# GIVEN DATA start
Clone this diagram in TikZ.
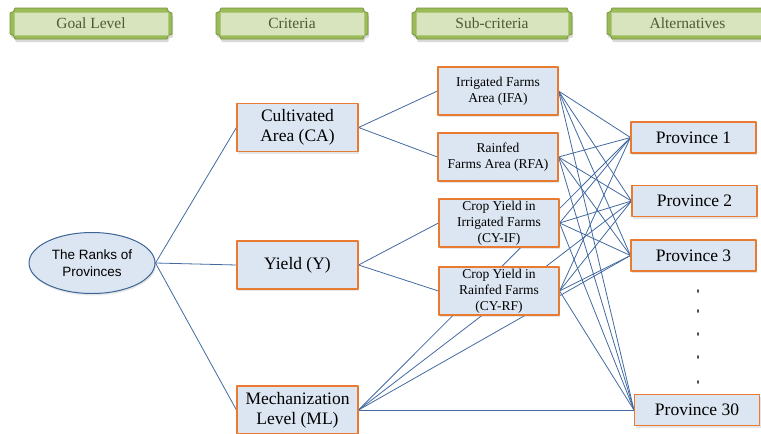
\documentclass[tikz,border=0pt]{standalone}
\usepackage{fontspec}
\setmainfont{Liberation Serif}
\newfontfamily\arialfont{Liberation Sans}
\usetikzlibrary{shapes.geometric,shadows,backgrounds}
\definecolor{boxfill}{RGB}{220,230,242}
\definecolor{boxline}{RGB}{232,122,50}
\definecolor{linkblue}{RGB}{66,106,160}
\definecolor{ovalline}{RGB}{60,100,150}
\definecolor{plaqueout}{RGB}{155,187,89}
\definecolor{plaqueedge}{RGB}{118,146,60}
\definecolor{plaquein}{RGB}{215,228,189}
\definecolor{headtext}{RGB}{78,90,56}
\begin{document}
\begin{tikzpicture}[x=1pt,y=-1pt,line join=round,
softshadow/.style={drop shadow={shadow xshift=1pt,shadow yshift=-2pt,opacity=.2}},
crit/.style={draw=boxline,fill=boxfill,line width=1.1pt,softshadow,align=center,inner sep=0pt,
  minimum width=121pt,minimum height=48pt,font=\fontsize{17.5}{20}\selectfont},
sub/.style={crit,minimum width=120pt,font=\fontsize{13.5}{16}\selectfont},
alt/.style={crit,minimum width=125pt,minimum height=31pt},
link/.style={linkblue,line width=.8pt},
headtxt/.style={text=headtext,font=\fontsize{15.5}{18}\selectfont,inner sep=0pt}]
\useasboundingbox (0,0) rectangle (761,434);
% header plaques
\foreach \xa/\xb/\lbl/\nm in {10/172/Goal Level/hgoal, 216/368/Criteria/hcrit,
  412/572/Sub-criteria/hsub, 607/768/Alternatives/halt}{
\path[fill=plaqueout,draw=plaqueedge,line width=.8pt,
  drop shadow={shadow xshift=1pt,shadow yshift=-3pt,opacity=.3}]
  (\xa+5,8) -- (\xb-5,8) arc[start angle=180,end angle=90,radius=5]
  -- (\xb,34) arc[start angle=270,end angle=180,radius=5]
  -- (\xa+5,39) arc[start angle=360,end angle=270,radius=5]
  -- (\xa,13) arc[start angle=90,end angle=0,radius=5] -- cycle;
\draw[fill=plaquein,draw=plaqueout!80!white,line width=.6pt] (\xa+4,12) rectangle (\xb-4,35);
\node[headtxt] (\nm) at ({(\xa+\xb)/2},23.5) {\lbl};
}
% goal
\node[ellipse,draw=ovalline,fill=boxfill,line width=1pt,softshadow,inner sep=0pt,
  minimum width=126pt,minimum height=61pt,align=center,
  font=\arialfont\fontsize{13.5}{16.5}\selectfont] (goal) at (92,263) {The Ranks of\\Provinces};
% criteria
\node[crit] (ca) at (297.5,127.5) {Cultivated\\Area (CA)};
\node[crit] (yld) at (297.5,265) {Yield (Y)};
\node[crit] (ml) at (297.5,410) {Mechanization\\Level (ML)};
% sub-criteria
\node[sub] (ifa) at (498,91) {Irrigated Farms\\Area (IFA)};
\node[sub] (rfa) at (498,157) {Rainfed\\Farms Area (RFA)};
\node[sub] (cyif) at (499,223) {Crop Yield in\\Irrigated Farms\\(CY-IF)};
\node[sub] (cyrf) at (499,291) {Crop Yield in\\Rainfed Farms\\(CY-RF)};
% alternatives
\node[alt] (p1) at (693.5,137.5) {Province 1};
\node[alt] (p2) at (694.5,201) {Province 2};
\node[alt] (p3) at (693.5,255.5) {Province 3};
\node[alt] (p30) at (697,410) {Province 30};
\foreach \yy in {291,311,334,357,382}
\fill[black!85] (698,\yy) ellipse[x radius=.8,y radius=2];
% links
\begin{scope}[on background layer]
\foreach \c in {ca,yld,ml}
\draw[link] (goal.east) -- (\c.west);
\draw[link] (ca.east) -- (ifa.west) (ca.east) -- (rfa.west)
  (yld.east) -- (cyif.west) (yld.east) -- (cyrf.west);
\foreach \s in {ifa,rfa,cyif,cyrf,ml}
\foreach \p in {p1,p2,p3,p30}
\draw[link] (\s.east) -- (\p.west);
\end{scope}
\end{tikzpicture}
\end{document}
# GIVEN DATA end
▶ GOAL:
Restate the listing above word for word, and skip the pictures.

▶ WRITTEN REPLY:
Clone this diagram in TikZ.
\documentclass[tikz,border=0pt]{standalone}
\usepackage{fontspec}
\setmainfont{Liberation Serif}
\newfontfamily\arialfont{Liberation Sans}
\usetikzlibrary{shapes.geometric,shadows,backgrounds}
\definecolor{boxfill}{RGB}{220,230,242}
\definecolor{boxline}{RGB}{232,122,50}
\definecolor{linkblue}{RGB}{66,106,160}
\definecolor{ovalline}{RGB}{60,100,150}
\definecolor{plaqueout}{RGB}{155,187,89}
\definecolor{plaqueedge}{RGB}{118,146,60}
\definecolor{plaquein}{RGB}{215,228,189}
\definecolor{headtext}{RGB}{78,90,56}
\begin{document}
\begin{tikzpicture}[x=1pt,y=-1pt,line join=round,
softshadow/.style={drop shadow={shadow xshift=1pt,shadow yshift=-2pt,opacity=.2}},
crit/.style={draw=boxline,fill=boxfill,line width=1.1pt,softshadow,align=center,inner sep=0pt,
  minimum width=121pt,minimum height=48pt,font=\fontsize{17.5}{20}\selectfont},
sub/.style={crit,minimum width=120pt,font=\fontsize{13.5}{16}\selectfont},
alt/.style={crit,minimum width=125pt,minimum height=31pt},
link/.style={linkblue,line width=.8pt},
headtxt/.style={text=headtext,font=\fontsize{15.5}{18}\selectfont,inner sep=0pt}]
\useasboundingbox (0,0) rectangle (761,434);
% header plaques
\foreach \xa/\xb/\lbl/\nm in {10/172/Goal Level/hgoal, 216/368/Criteria/hcrit,
  412/572/Sub-criteria/hsub, 607/768/Alternatives/halt}{
\path[fill=plaqueout,draw=plaqueedge,line width=.8pt,
  drop shadow={shadow xshift=1pt,shadow yshift=-3pt,opacity=.3}]
  (\xa+5,8) -- (\xb-5,8) arc[start angle=180,end angle=90,radius=5]
  -- (\xb,34) arc[start angle=270,end angle=180,radius=5]
  -- (\xa+5,39) arc[start angle=360,end angle=270,radius=5]
  -- (\xa,13) arc[start angle=90,end angle=0,radius=5] -- cycle;
\draw[fill=plaquein,draw=plaqueout!80!white,line width=.6pt] (\xa+4,12) rectangle (\xb-4,35);
\node[headtxt] (\nm) at ({(\xa+\xb)/2},23.5) {\lbl};
}
% goal
\node[ellipse,draw=ovalline,fill=boxfill,line width=1pt,softshadow,inner sep=0pt,
  minimum width=126pt,minimum height=61pt,align=center,
  font=\arialfont\fontsize{13.5}{16.5}\selectfont] (goal) at (92,263) {The Ranks of\\Provinces};
% criteria
\node[crit] (ca) at (297.5,127.5) {Cultivated\\Area (CA)};
\node[crit] (yld) at (297.5,265) {Yield (Y)};
\node[crit] (ml) at (297.5,410) {Mechanization\\Level (ML)};
% sub-criteria
\node[sub] (ifa) at (498,91) {Irrigated Farms\\Area (IFA)};
\node[sub] (rfa) at (498,157) {Rainfed\\Farms Area (RFA)};
\node[sub] (cyif) at (499,223) {Crop Yield in\\Irrigated Farms\\(CY-IF)};
\node[sub] (cyrf) at (499,291) {Crop Yield in\\Rainfed Farms\\(CY-RF)};
% alternatives
\node[alt] (p1) at (693.5,137.5) {Province 1};
\node[alt] (p2) at (694.5,201) {Province 2};
\node[alt] (p3) at (693.5,255.5) {Province 3};
\node[alt] (p30) at (697,410) {Province 30};
\foreach \yy in {291,311,334,357,382}
\fill[black!85] (698,\yy) ellipse[x radius=.8,y radius=2];
% links
\begin{scope}[on background layer]
\foreach \c in {ca,yld,ml}
\draw[link] (goal.east) -- (\c.west);
\draw[link] (ca.east) -- (ifa.west) (ca.east) -- (rfa.west)
  (yld.east) -- (cyif.west) (yld.east) -- (cyrf.west);
\foreach \s in {ifa,rfa,cyif,cyrf,ml}
\foreach \p in {p1,p2,p3,p30}
\draw[link] (\s.east) -- (\p.west);
\end{scope}
\end{tikzpicture}
\end{document}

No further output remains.